_Data block_:
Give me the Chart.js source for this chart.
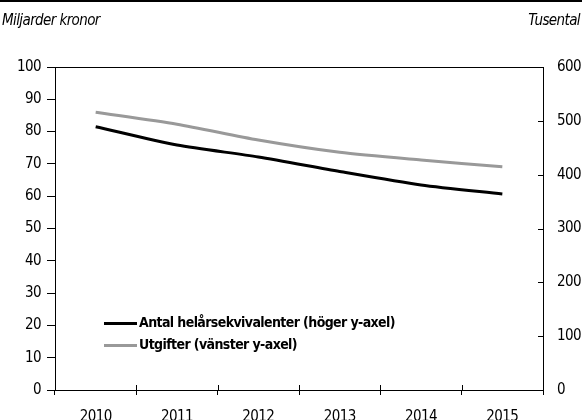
<!DOCTYPE html>
<html>
<head>
<meta charset="utf-8">
<script src="https://cdn.jsdelivr.net/npm/chart.js@4"></script>
<style>
  body { margin: 0; background: #fff; }
  #wrap { width: 582px; height: 420px; }
</style>
</head>
<body>
<div id="wrap"><canvas id="graf" width="582" height="420"></canvas></div>
<script>
const ar = ['2010', '2011', '2012', '2013', '2014', '2015'];
const helarsekv = [489, 455, 433, 406, 381, 364];   // tusental, höger axel
const utgifter = [86, 82.3, 77.4, 73.6, 71.2, 69.1]; // miljarder kr, vänster axel

const FONT = '"DejaVu Sans Condensed", "Liberation Sans Narrow", sans-serif';

const ramPlugin = {
  id: 'ram',
  beforeDraw(chart) {
    chart.ctx.letterSpacing = '-0.6px';
  },
  afterDraw(chart) {
    const ctx = chart.ctx;
    const a = chart.chartArea;
    ctx.save();
    // linje överst
    ctx.strokeStyle = '#000';
    ctx.lineWidth = 2;
    ctx.beginPath();
    ctx.moveTo(0, 1);
    ctx.lineTo(582, 1);
    ctx.stroke();
    // ram top
    ctx.lineWidth = 1;
    ctx.beginPath();
    ctx.moveTo(a.left, a.top + 0.5);
    ctx.lineTo(a.right, a.top + 0.5);
    ctx.stroke();
    // höger ticks inåt
    const yR = chart.scales.yR;
    yR.ticks.forEach(t => {
      const y = Math.round(yR.getPixelForValue(t.value)) + 0.5;
      ctx.beginPath();
      ctx.moveTo(a.right - 5, y);
      ctx.lineTo(a.right, y);
      ctx.stroke();
    });
    // x-ticks även ovanför axeln
    const x = chart.scales.x;
    for (let i = 0; i <= ar.length; i++) {
      const px = Math.round(x.left + i * (x.width / ar.length)) + 0.5;
      ctx.beginPath();
      ctx.moveTo(px, a.bottom - 5);
      ctx.lineTo(px, a.bottom);
      ctx.stroke();
    }
    // axeltitlar
    ctx.fillStyle = '#000';
    ctx.font = 'italic 15px ' + FONT;
    ctx.textBaseline = 'middle';
    ctx.textAlign = 'left';
    ctx.fillText('Miljarder kronor', 2, 21);
    ctx.textAlign = 'right';
    ctx.fillText('Tusental', 580, 21);
    // legend
    ctx.font = 'bold 14px ' + FONT;
    ctx.textAlign = 'left';
    const rows = [chart.data.datasets[0], chart.data.datasets[1]];
    rows.forEach((ds, i) => {
      const y = 323.5 + i * 22;
      ctx.strokeStyle = ds.borderColor;
      ctx.lineWidth = 3;
      ctx.beginPath();
      ctx.moveTo(104, y);
      ctx.lineTo(137, y);
      ctx.stroke();
      ctx.fillText(ds.label, 139, y);
    });
    ctx.restore();
  }
};

new Chart(document.getElementById('graf'), {
  type: 'line',
  data: {
    labels: ar,
    datasets: [{
      label: 'Antal helårsekvivalenter (höger y-axel)',
      data: helarsekv,
      yAxisID: 'yR',
      borderColor: '#000',
      borderWidth: 3,
      pointRadius: 0,
      tension: 0.25
    }, {
      label: 'Utgifter (vänster y-axel)',
      data: utgifter,
      yAxisID: 'yL',
      borderColor: '#999',
      borderWidth: 3,
      pointRadius: 0,
      tension: 0.25
    }]
  },
  options: {
    responsive: false,
    animation: false,
    layout: { padding: { top: 67, left: 0, right: 0, bottom: 0 } },
    plugins: { legend: { display: false }, tooltip: { enabled: false } },
    scales: {
      x: {
        offset: true,
        grid: { offset: true, drawOnChartArea: false, tickLength: 5, color: '#000' },
        border: { color: '#000' },
        ticks: { color: '#000', font: { family: FONT, size: 15 }, padding: 13, maxRotation: 0 },
        afterFit(s) { s.height = 30; }
      },
      yL: {
        position: 'left',
        min: 0, max: 100,
        ticks: { stepSize: 10, color: '#000', font: { family: FONT, size: 15 }, padding: 6 },
        grid: { drawOnChartArea: false, tickLength: 8, color: '#000' },
        border: { color: '#000' },
        afterFit(s) { s.width = 55; }
      },
      yR: {
        position: 'right',
        min: 0, max: 600,
        ticks: { stepSize: 100, color: '#000', font: { family: FONT, size: 15 }, padding: 14 },
        grid: { drawOnChartArea: false, drawTicks: false, tickLength: 0 },
        border: { color: '#000' },
        afterFit(s) { s.width = 39; }
      }
    }
  },
  plugins: [ramPlugin]
});
</script>
</body>
</html>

_Requirement_:
Restate the data above exactly, stripping out each image.

_Completed task_:
Give me the Chart.js source for this chart.
<!DOCTYPE html>
<html>
<head>
<meta charset="utf-8">
<script src="https://cdn.jsdelivr.net/npm/chart.js@4"></script>
<style>
  body { margin: 0; background: #fff; }
  #wrap { width: 582px; height: 420px; }
</style>
</head>
<body>
<div id="wrap"><canvas id="graf" width="582" height="420"></canvas></div>
<script>
const ar = ['2010', '2011', '2012', '2013', '2014', '2015'];
const helarsekv = [489, 455, 433, 406, 381, 364];   // tusental, höger axel
const utgifter = [86, 82.3, 77.4, 73.6, 71.2, 69.1]; // miljarder kr, vänster axel

const FONT = '"DejaVu Sans Condensed", "Liberation Sans Narrow", sans-serif';

const ramPlugin = {
  id: 'ram',
  beforeDraw(chart) {
    chart.ctx.letterSpacing = '-0.6px';
  },
  afterDraw(chart) {
    const ctx = chart.ctx;
    const a = chart.chartArea;
    ctx.save();
    // linje överst
    ctx.strokeStyle = '#000';
    ctx.lineWidth = 2;
    ctx.beginPath();
    ctx.moveTo(0, 1);
    ctx.lineTo(582, 1);
    ctx.stroke();
    // ram top
    ctx.lineWidth = 1;
    ctx.beginPath();
    ctx.moveTo(a.left, a.top + 0.5);
    ctx.lineTo(a.right, a.top + 0.5);
    ctx.stroke();
    // höger ticks inåt
    const yR = chart.scales.yR;
    yR.ticks.forEach(t => {
      const y = Math.round(yR.getPixelForValue(t.value)) + 0.5;
      ctx.beginPath();
      ctx.moveTo(a.right - 5, y);
      ctx.lineTo(a.right, y);
      ctx.stroke();
    });
    // x-ticks även ovanför axeln
    const x = chart.scales.x;
    for (let i = 0; i <= ar.length; i++) {
      const px = Math.round(x.left + i * (x.width / ar.length)) + 0.5;
      ctx.beginPath();
      ctx.moveTo(px, a.bottom - 5);
      ctx.lineTo(px, a.bottom);
      ctx.stroke();
    }
    // axeltitlar
    ctx.fillStyle = '#000';
    ctx.font = 'italic 15px ' + FONT;
    ctx.textBaseline = 'middle';
    ctx.textAlign = 'left';
    ctx.fillText('Miljarder kronor', 2, 21);
    ctx.textAlign = 'right';
    ctx.fillText('Tusental', 580, 21);
    // legend
    ctx.font = 'bold 14px ' + FONT;
    ctx.textAlign = 'left';
    const rows = [chart.data.datasets[0], chart.data.datasets[1]];
    rows.forEach((ds, i) => {
      const y = 323.5 + i * 22;
      ctx.strokeStyle = ds.borderColor;
      ctx.lineWidth = 3;
      ctx.beginPath();
      ctx.moveTo(104, y);
      ctx.lineTo(137, y);
      ctx.stroke();
      ctx.fillText(ds.label, 139, y);
    });
    ctx.restore();
  }
};

new Chart(document.getElementById('graf'), {
  type: 'line',
  data: {
    labels: ar,
    datasets: [{
      label: 'Antal helårsekvivalenter (höger y-axel)',
      data: helarsekv,
      yAxisID: 'yR',
      borderColor: '#000',
      borderWidth: 3,
      pointRadius: 0,
      tension: 0.25
    }, {
      label: 'Utgifter (vänster y-axel)',
      data: utgifter,
      yAxisID: 'yL',
      borderColor: '#999',
      borderWidth: 3,
      pointRadius: 0,
      tension: 0.25
    }]
  },
  options: {
    responsive: false,
    animation: false,
    layout: { padding: { top: 67, left: 0, right: 0, bottom: 0 } },
    plugins: { legend: { display: false }, tooltip: { enabled: false } },
    scales: {
      x: {
        offset: true,
        grid: { offset: true, drawOnChartArea: false, tickLength: 5, color: '#000' },
        border: { color: '#000' },
        ticks: { color: '#000', font: { family: FONT, size: 15 }, padding: 13, maxRotation: 0 },
        afterFit(s) { s.height = 30; }
      },
      yL: {
        position: 'left',
        min: 0, max: 100,
        ticks: { stepSize: 10, color: '#000', font: { family: FONT, size: 15 }, padding: 6 },
        grid: { drawOnChartArea: false, tickLength: 8, color: '#000' },
        border: { color: '#000' },
        afterFit(s) { s.width = 55; }
      },
      yR: {
        position: 'right',
        min: 0, max: 600,
        ticks: { stepSize: 100, color: '#000', font: { family: FONT, size: 15 }, padding: 14 },
        grid: { drawOnChartArea: false, drawTicks: false, tickLength: 0 },
        border: { color: '#000' },
        afterFit(s) { s.width = 39; }
      }
    }
  },
  plugins: [ramPlugin]
});
</script>
</body>
</html>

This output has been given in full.